• _Problem details_:
Everything from the line with "Give me the TikZ source for this diagram." down to the line with "Ajanından Ham HTML\\Bilgisini" below must be printed exactly, those two lines included. Exclude pictures.

>> start Task inputs

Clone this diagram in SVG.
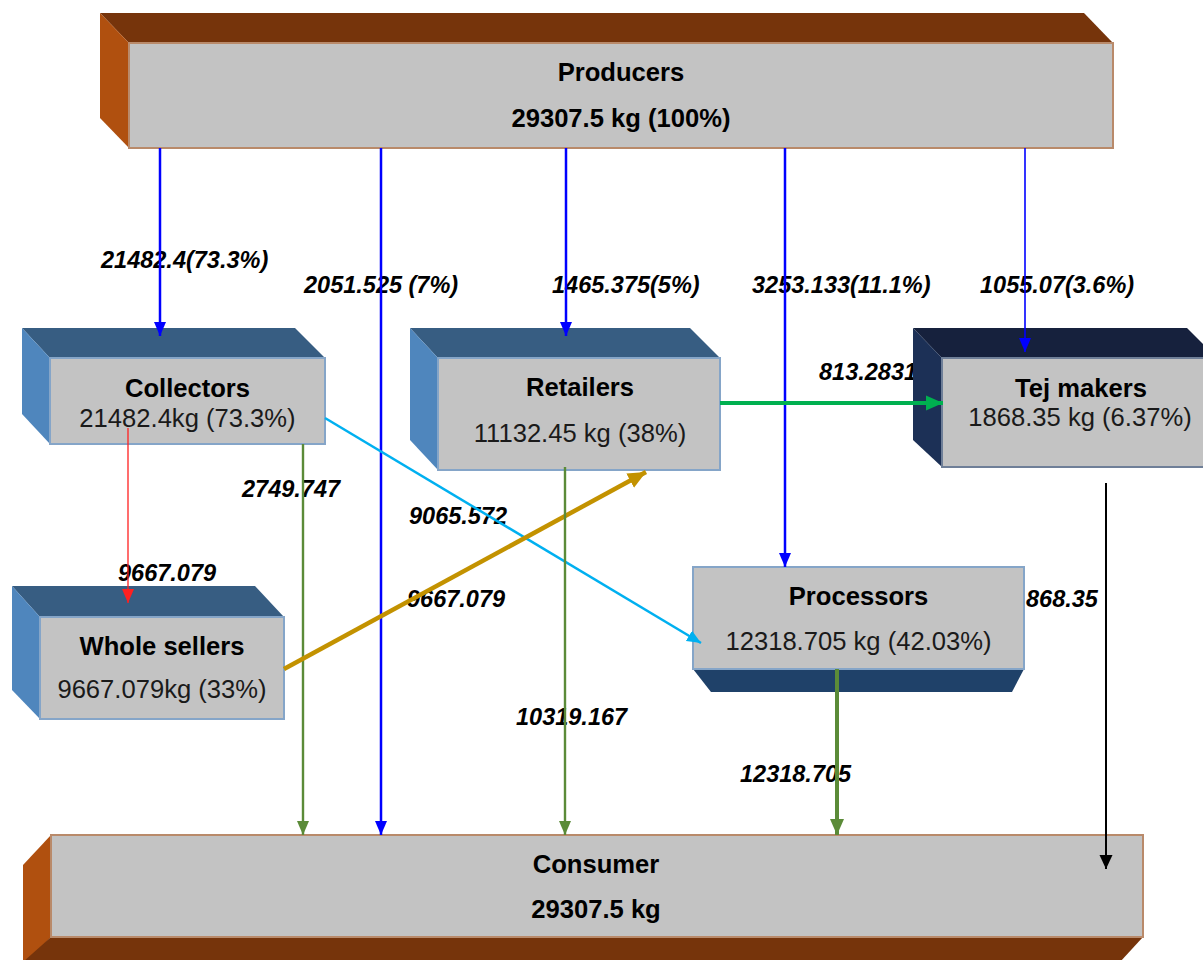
<svg xmlns="http://www.w3.org/2000/svg" width="1203" height="960" viewBox="0 0 1203 960">
<style>
.bg{fill:#ffffff}
.face{fill:#c3c3c3;stroke:#85a5c8;stroke-width:2}
.bface{fill:#c3c3c3;stroke:#b98a6a;stroke-width:2}
.tface{fill:#c3c3c3;stroke:#6f7f98;stroke-width:2}
.btop{fill:#375d82}
.bside{fill:#4f86bd}
.ntop{fill:#16213d}
.nside{fill:#1c3056}
.brtop{fill:#76340b}
.brside{fill:#b0500f}
.pbot{fill:#1f4169}
.title{font-family:"Liberation Sans",Arial,sans-serif;font-weight:bold;font-size:25.6px;fill:#000;text-anchor:middle}
.val{font-family:"Liberation Sans",Arial,sans-serif;font-size:25.6px;fill:#1a1a1a;text-anchor:middle}
.lbl{font-family:"Liberation Sans",Arial,sans-serif;font-weight:bold;font-style:italic;font-size:23.5px;fill:#000}
.c{fill:none}
</style>
<defs>
<marker id="mBlue" markerUnits="userSpaceOnUse" markerWidth="14" markerHeight="14" viewBox="0 0 14 14" refX="14" refY="7" orient="auto"><path d="M0,1 L14,7 L0,13 Z" fill="#0000ff"/></marker>
<marker id="mRed" markerUnits="userSpaceOnUse" markerWidth="14" markerHeight="14" viewBox="0 0 14 14" refX="14" refY="7" orient="auto"><path d="M0,1 L14,7 L0,13 Z" fill="#ff2020"/></marker>
<marker id="mOlive" markerUnits="userSpaceOnUse" markerWidth="14" markerHeight="14" viewBox="0 0 14 14" refX="14" refY="7" orient="auto"><path d="M0,1 L14,7 L0,13 Z" fill="#5b8b38"/></marker>
<marker id="mOliveB" markerUnits="userSpaceOnUse" markerWidth="16" markerHeight="16" viewBox="0 0 16 16" refX="16" refY="8" orient="auto"><path d="M0,1 L16,8 L0,15 Z" fill="#5b8b38"/></marker>
<marker id="mCyan" markerUnits="userSpaceOnUse" markerWidth="14" markerHeight="14" viewBox="0 0 14 14" refX="14" refY="7" orient="auto"><path d="M0,1 L14,7 L0,13 Z" fill="#00b0f0"/></marker>
<marker id="mGold" markerUnits="userSpaceOnUse" markerWidth="18" markerHeight="18" viewBox="0 0 18 18" refX="18" refY="9" orient="auto"><path d="M0,1 L18,9 L0,17 Z" fill="#c39200"/></marker>
<marker id="mGreen" markerUnits="userSpaceOnUse" markerWidth="17" markerHeight="17" viewBox="0 0 17 17" refX="17" refY="8.5" orient="auto"><path d="M0,1 L17,8.5 L0,16 Z" fill="#00b050"/></marker>
<marker id="mBlack" markerUnits="userSpaceOnUse" markerWidth="14" markerHeight="14" viewBox="0 0 14 14" refX="14" refY="7" orient="auto"><path d="M0,0.5 L14,7 L0,13.5 Z" fill="#000000"/></marker>
</defs>
<rect class="bg" x="0" y="0" width="1203" height="960"/>

<g id="labels">
<text class="lbl" x="101" y="268">21482.4(73.3%)</text>
<text class="lbl" x="304" y="293">2051.525 (7%)</text>
<text class="lbl" x="552" y="293">1465.375(5%)</text>
<text class="lbl" x="752" y="293">3253.133(11.1%)</text>
<text class="lbl" x="980" y="293">1055.07(3.6%)</text>
<text class="lbl" x="819" y="380">813.2831</text>
<text class="lbl" x="242" y="497">2749.747</text>
<text class="lbl" x="409" y="524">9065.572</text>
<text class="lbl" x="118" y="581">9667.079</text>
<text class="lbl" x="407" y="607">9667.079</text>
<text class="lbl" x="1026" y="607">868.35</text>
<text class="lbl" x="516" y="725">10319.167</text>
<text class="lbl" x="740" y="782">12318.705</text>
</g>

<g id="producers">
<polygon class="brtop" points="100,13 1084,13 1113,43 129,43"/>
<polygon class="brside" points="100,13 129,43 129,148 100,118"/>
<rect class="bface" x="129" y="43" width="984" height="105"/>
<text class="title" x="621" y="81">Producers</text>
<text class="title" x="621" y="127">29307.5 kg (100%)</text>
</g>

<g id="collectors">
<polygon class="btop" points="22,328 295,328 325,358 50,358"/>
<polygon class="bside" points="22,328 50,358 50,444 22,414"/>
<rect class="face" x="50" y="358" width="275" height="86"/>
<text class="title" x="187.5" y="397">Collectors</text>
<text class="val" x="187.5" y="427">21482.4kg (73.3%)</text>
</g>

<g id="retailers">
<polygon class="btop" points="410,328 690,328 720,358 438,358"/>
<polygon class="bside" points="410,328 438,358 438,470 410,440"/>
<rect class="face" x="438" y="358" width="282" height="112"/>
<text class="title" x="580" y="396">Retailers</text>
<text class="val" x="580" y="442">11132.45 kg (38%)</text>
</g>

<g id="tej-makers">
<polygon class="ntop" points="913,328 1187,328 1217,358 942,358"/>
<polygon class="nside" points="913,328 942,358 942,467 913,440"/>
<rect class="tface" x="942" y="358" width="275" height="109"/>
<text class="title" x="1081" y="397">Tej makers</text>
<text class="val" x="1080" y="426">1868.35 kg (6.37%)</text>
</g>

<g id="whole-sellers">
<polygon class="btop" points="12,586 255,586 284,617 40,617"/>
<polygon class="bside" points="12,586 40,617 40,719 12,690"/>
<rect class="face" x="40" y="617" width="244" height="102"/>
<text class="title" x="162" y="655">Whole sellers</text>
<text class="val" x="162" y="698">9667.079kg (33%)</text>
</g>

<g id="processors">
<polygon class="pbot" points="693,669 1024,669 1012,692 711,692"/>
<rect class="face" x="693" y="567" width="331" height="102"/>
<text class="title" x="858.5" y="605">Processors</text>
<text class="val" x="858.5" y="650">12318.705 kg (42.03%)</text>
</g>

<g id="consumer">
<polygon class="brside" points="23,865 51,835 51,937 23,967"/>
<polygon class="brtop" points="51,937 1143,937 1120,962 23,962"/>
<rect class="bface" x="51" y="835" width="1092" height="102"/>
<text class="title" x="596" y="873">Consumer</text>
<text class="title" x="596" y="918">29307.5 kg</text>
</g>

<g id="connectors">
<line class="c" x1="160" y1="148" x2="160" y2="336" stroke="#0000ff" stroke-width="2.5" marker-end="url(#mBlue)"/>
<line class="c" x1="381" y1="148" x2="381" y2="835" stroke="#0000ff" stroke-width="2.5" marker-end="url(#mBlue)"/>
<line class="c" x1="566" y1="148" x2="566" y2="336" stroke="#0000ff" stroke-width="2.5" marker-end="url(#mBlue)"/>
<line class="c" x1="785" y1="148" x2="785" y2="567" stroke="#0000ff" stroke-width="2.5" marker-end="url(#mBlue)"/>
<line class="c" x1="1025" y1="148" x2="1025" y2="352" stroke="#0000ff" stroke-width="1.6" marker-end="url(#mBlue)"/>
<line class="c" x1="128" y1="428" x2="128" y2="603" stroke="#ff2020" stroke-width="1.3" marker-end="url(#mRed)"/>
<line class="c" x1="303" y1="444" x2="303" y2="835" stroke="#5b8b38" stroke-width="2.4" marker-end="url(#mOlive)"/>
<line class="c" x1="325" y1="418" x2="701" y2="643" stroke="#00b0f0" stroke-width="2.5" marker-end="url(#mCyan)"/>
<line class="c" x1="284" y1="669" x2="646" y2="472" stroke="#c39200" stroke-width="4.5" marker-end="url(#mGold)"/>
<line class="c" x1="720" y1="403" x2="943" y2="403" stroke="#00b050" stroke-width="4" marker-end="url(#mGreen)"/>
<line class="c" x1="565" y1="467" x2="565" y2="835" stroke="#5b8b38" stroke-width="2.4" marker-end="url(#mOlive)"/>
<line class="c" x1="837" y1="669" x2="837" y2="835" stroke="#5b8b38" stroke-width="4" marker-end="url(#mOliveB)"/>
<line class="c" x1="1106" y1="483" x2="1106" y2="869" stroke="#000000" stroke-width="2" marker-end="url(#mBlack)"/>
</g>
</svg>
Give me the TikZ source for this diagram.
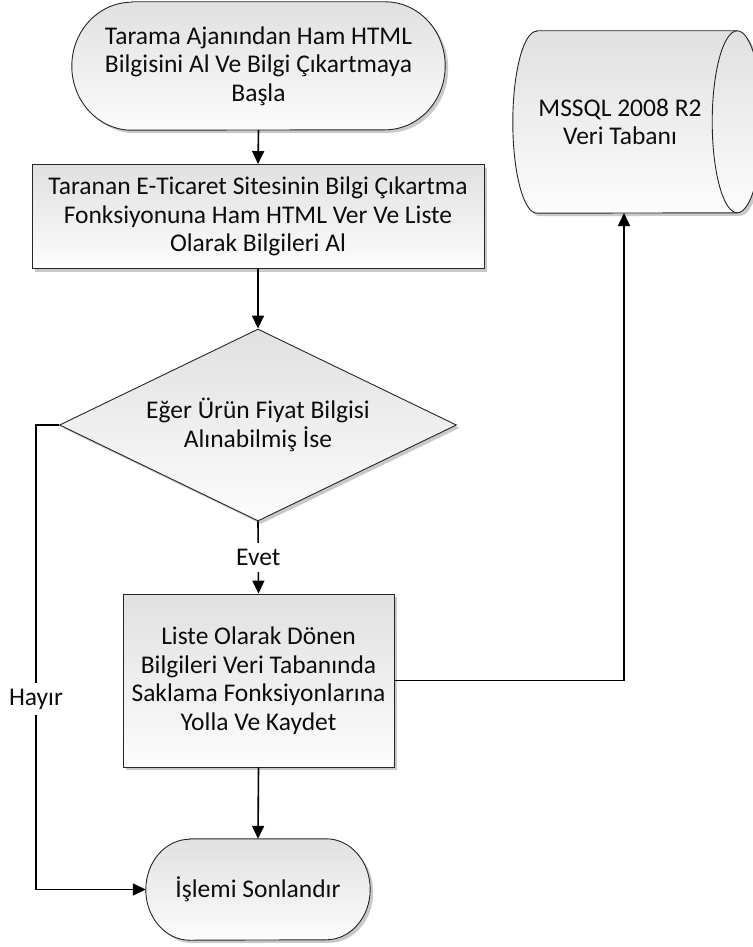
\documentclass[tikz,border=0pt]{standalone}
\usepackage{fontspec}
\setmainfont{Carlito}
\usetikzlibrary{arrows.meta,shapes.geometric,shadows,calc,backgrounds}
\begin{document}
\begin{tikzpicture}[x=1pt,y=-1pt,
  font=\fontsize{25.5}{28.5}\selectfont,
  boxfill/.style={top color=black!12, bottom color=black!1, draw=black!85, line width=0.9pt,
    drop shadow={shadow xshift=3pt, shadow yshift=-3pt, fill=black!30, opacity=0.7}},
  txt/.style={align=center, inner sep=0pt, text=black!95},
  procbox/.style={txt, rectangle, boxfill},
  decision/.style={txt, diamond, boxfill, aspect=2},
  conn/.style={draw=black, line width=1.6pt, -{Triangle[length=13pt,width=12pt]}},
  lbl/.style={fill=white, inner xsep=3pt, inner ysep=6pt, text=black!95}
]
% page frame
\path[use as bounding box, clip] (0,0) rectangle (752,947);

% --- nodes -------------------------------------------------------------
\node[txt, minimum width=373pt, minimum height=128pt] (start) at (258.5,66)
  {Tarama Ajanından Ham HTML\\Bilgisini Al Ve Bilgi Çıkartmaya\\Başla};

\node[procbox, minimum width=452pt, minimum height=104pt] (extract) at (258,216.5)
  {Taranan E-Ticaret Sitesinin Bilgi Çıkartma\\Fonksiyonuna Ham HTML Ver Ve Liste\\Olarak Bilgileri Al};

\node[decision, minimum width=397pt, minimum height=192pt] (check) at (258,425)
  {Eğer Ürün Fiyat Bilgisi\\Alınabilmiş İse};

\node[procbox, minimum width=271pt, minimum height=173pt] (store) at (258.5,680.5)
  {Liste Olarak Dönen\\Bilgileri Veri Tabanında\\Saklama Fonksiyonlarına\\Yolla Ve Kaydet};

\node[txt, minimum width=224pt, minimum height=101pt] (finish) at (258,889.5)
  {İşlemi Sonlandır};

\node[txt, minimum width=200pt, minimum height=182pt] (db) at (637,122)
  {};
\node[txt] (dblabel) at (620,122) {MSSQL 2008 R2\\Veri Tabanı};

% --- outlines of the rounded and stored-data shapes ---------------------
\begin{pgfonlayer}{background}
  \path[boxfill]
    ($(start.north west)+(60,0)$) -- ($(start.north east)+(-60,0)$)
    arc[start angle=90, end angle=-90, x radius=60pt, y radius=64pt]
    -- ($(start.south west)+(60,0)$)
    arc[start angle=270, end angle=90, x radius=60pt, y radius=64pt] -- cycle;

  \path[boxfill]
    ($(finish.north west)+(44,0)$) -- ($(finish.north east)+(-44,0)$)
    arc[start angle=90, end angle=-90, x radius=44pt, y radius=50.5pt]
    -- ($(finish.south west)+(44,0)$)
    arc[start angle=270, end angle=90, x radius=44pt, y radius=50.5pt] -- cycle;

  % horizontal cylinder: back face on the left, front face on the right
  \path[boxfill]
    (db.north west) -- (db.north east)
    arc[start angle=90, end angle=-90, x radius=25pt, y radius=91pt]
    -- (db.south west)
    arc[start angle=270, end angle=90, x radius=24pt, y radius=91pt] -- cycle;
  \draw[draw=black!85, line width=0.9pt]
    (db.north east) arc[start angle=90, end angle=270, x radius=25pt, y radius=91pt];
\end{pgfonlayer}

% --- connectors --------------------------------------------------------
\coordinate (nobend) at (36,425);
\coordinate (dbin) at (624,213);

\draw[conn] (start.south) -- (extract.north);
\draw[conn] (extract.south) -- (check.north);
\draw[conn] (check.south) -- node[lbl] (yes) {Evet} (store.north);
\draw[conn] (store.south) -- (finish.north);
\draw[conn] (store.east) -| (dbin);
\draw[conn] (check.west) -- (nobend) |- node[lbl, pos=0.295] (no) {Hayır} (finish.west);
\end{tikzpicture}
\end{document}
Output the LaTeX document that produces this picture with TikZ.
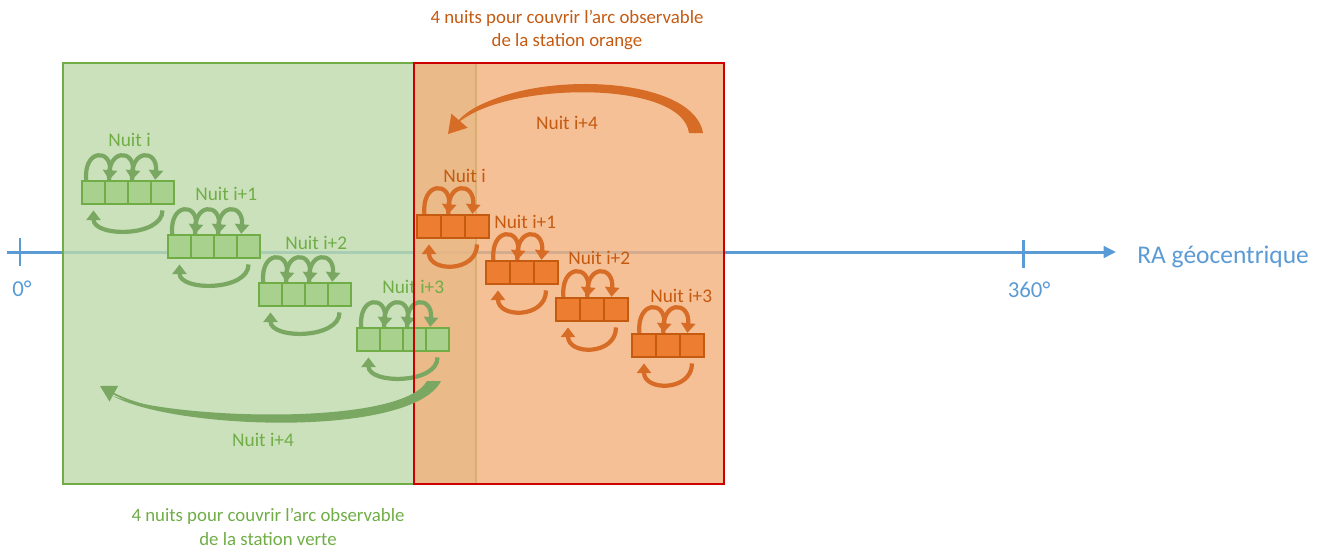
\documentclass[tikz,border=0pt]{standalone}
\usepackage{fontspec}
\setmainfont{Carlito}
\usetikzlibrary{arrows.meta}
\definecolor{axisblue}{RGB}{91,155,213}
\definecolor{verte}{RGB}{112,173,71}
\definecolor{vertefond}{RGB}{189,218,170}
\definecolor{vertecase}{RGB}{169,209,142}
\definecolor{vertefleche}{RGB}{122,168,98}
\definecolor{orangefond}{RGB}{243,176,124}
\definecolor{orangecase}{RGB}{237,125,49}
\definecolor{orangebord}{RGB}{197,90,17}
\definecolor{orangefleche}{RGB}{214,108,38}
\definecolor{rouge}{RGB}{204,0,0}

\begin{document}
\begin{tikzpicture}[x=0.02cm,y=-0.02cm,
    every node/.style={font=\fontsize{11}{13}\selectfont},
    cellv/.style={draw=verte,fill=vertecase,line width=1.3pt,minimum width=0.46cm,minimum height=0.46cm,inner sep=0pt},
    cello/.style={draw=orangebord,fill=orangecase,line width=1.3pt,minimum width=0.48cm,minimum height=0.46cm,inner sep=0pt},
    hoopv/.style={draw=vertefleche,line width=2.4pt,-{Triangle[length=5.5pt,width=8pt]}},
    hoopo/.style={draw=orangefleche,line width=2.4pt,-{Triangle[length=5.5pt,width=8pt]}},
    nuitv/.style={text=verte,anchor=west,inner sep=0pt},
    nuito/.style={text=orangebord,anchor=west,inner sep=0pt},
    legende/.style={align=center,font=\fontsize{10.7}{13.6}\selectfont}]
  \useasboundingbox (0,0) rectangle (1331,549);
  % axe RA
  \coordinate (ax0) at (7,252);
  \coordinate (ax1) at (1116,252);
  \draw[axisblue,line width=1.7pt,-{Triangle[length=7pt,width=6.5pt]}] (ax0) -- (ax1);
  \draw[axisblue,line width=1.7pt] (20,238) -- (20,266);
  \draw[axisblue,line width=1.7pt] (1023,240) -- (1023,268);
  \node[text=axisblue,font=\fontsize{13}{15}\selectfont] (l0) at (22,289) {0°};
  \node[text=axisblue,font=\fontsize{13}{15}\selectfont] (l360) at (1029,290) {360°};
  \node[text=axisblue,anchor=west,inner sep=0pt,font=\fontsize{14.5}{17}\selectfont] (ra) at (1137,257) {RA géocentrique};

  % zones observables
  \draw[verte,line width=1.1pt,fill=vertefond,fill opacity=.8] (63,63) rectangle (476,484);
  \fill[orangefond,opacity=.8] (414,63) rectangle (724,484);

  % station verte
  \foreach \b/\x/\y/\lx/\ly/\t in {1/82/181/108/140/{Nuit i},2/168/235/195/194/{Nuit i+1},3/259/283/285/243/{Nuit i+2},4/357/328/382/287/{Nuit i+3}}{
    \node[nuitv] (lv\b) at (\lx,\ly) {\t};
    \foreach \c in {1,...,4}
      \node[cellv] (v\b\c) at (\x+23*\c-11.5,\y+11.5) {};
    \foreach \c/\d in {1/2,2/3,3/4}
      \draw[hoopv] (v\b\c.120) to[out=95,in=85,looseness=3.5] (v\b\d.120);
    \draw[hoopv] ([yshift=-3pt]v\b4.south) to[out=-90,in=-90,looseness=1] ([yshift=-3pt]v\b1.south);
  }

  % station orange
  \foreach \b/\x/\y/\lx/\ly/\t in {1/417/215/443/176/{Nuit i},2/486/261/494/222/{Nuit i+1},3/556/298/568/258/{Nuit i+2},4/632/334/650/296/{Nuit i+3}}{
    \node[nuito] (lo\b) at (\lx,\ly) {\t};
    \foreach \c in {1,2,3}
      \node[cello] (o\b\c) at (\x+24*\c-12,\y+11.5) {};
    \foreach \c/\d in {1/2,2/3}
      \draw[hoopo] (o\b\c.110) to[out=95,in=85,looseness=3.5] (o\b\d.110);
    \draw[hoopo] ([yshift=-3pt]o\b3.south) to[out=-90,in=-90,looseness=1.5] ([yshift=-3pt]o\b1.south);
  }

  \draw[rouge,line width=1.2pt] (414,63) rectangle (724,484);

  % nuit i+4
  \fill[vertefleche] (441,381) .. controls (412,438) and (175,430) .. (113,396)
    .. controls (178,420) and (402,426) .. (427,381) -- cycle;
  \draw[vertefleche,line width=1pt,-{Triangle[length=9pt,width=10pt]}] (434,381) .. controls (407,434) and (176,428) .. (100,386);
  \node[text=verte] (n4v) at (263,440) {Nuit i+4};

  \fill[orangefleche] (703,133) .. controls (692,70) and (505,70) .. (462,120)
    .. controls (512,82) and (682,80) .. (689,133) -- cycle;
  \draw[orangefleche,line width=1pt,-{Triangle[length=10pt,width=12pt]}] (696,133) .. controls (687,75) and (500,74) .. (448,134);
  \node[text=orangebord] (n4o) at (567,123) {Nuit i+4};

  % legendes
  \node[legende,text=orangebord] (capo) at (567,30) {4 nuits pour couvrir l’arc observable\\de la station orange};
  \node[legende,text=verte] (capv) at (268,527) {4 nuits pour couvrir l’arc observable\\de la station verte};
\end{tikzpicture}
\end{document}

>> end Task inputs

• _Output of the task_:
Give me the TikZ source for this diagram.
\documentclass[tikz,border=0pt]{standalone}
\usepackage{fontspec}
\setmainfont{Carlito}
\usetikzlibrary{arrows.meta,shapes.geometric,shadows,calc,backgrounds}
\begin{document}
\begin{tikzpicture}[x=1pt,y=-1pt,
  font=\fontsize{25.5}{28.5}\selectfont,
  boxfill/.style={top color=black!12, bottom color=black!1, draw=black!85, line width=0.9pt,
    drop shadow={shadow xshift=3pt, shadow yshift=-3pt, fill=black!30, opacity=0.7}},
  txt/.style={align=center, inner sep=0pt, text=black!95},
  procbox/.style={txt, rectangle, boxfill},
  decision/.style={txt, diamond, boxfill, aspect=2},
  conn/.style={draw=black, line width=1.6pt, -{Triangle[length=13pt,width=12pt]}},
  lbl/.style={fill=white, inner xsep=3pt, inner ysep=6pt, text=black!95}
]
% page frame
\path[use as bounding box, clip] (0,0) rectangle (752,947);

% --- nodes -------------------------------------------------------------
\node[txt, minimum width=373pt, minimum height=128pt] (start) at (258.5,66)
  {Tarama Ajanından Ham HTML\\Bilgisini Al Ve Bilgi Çıkartmaya\\Başla};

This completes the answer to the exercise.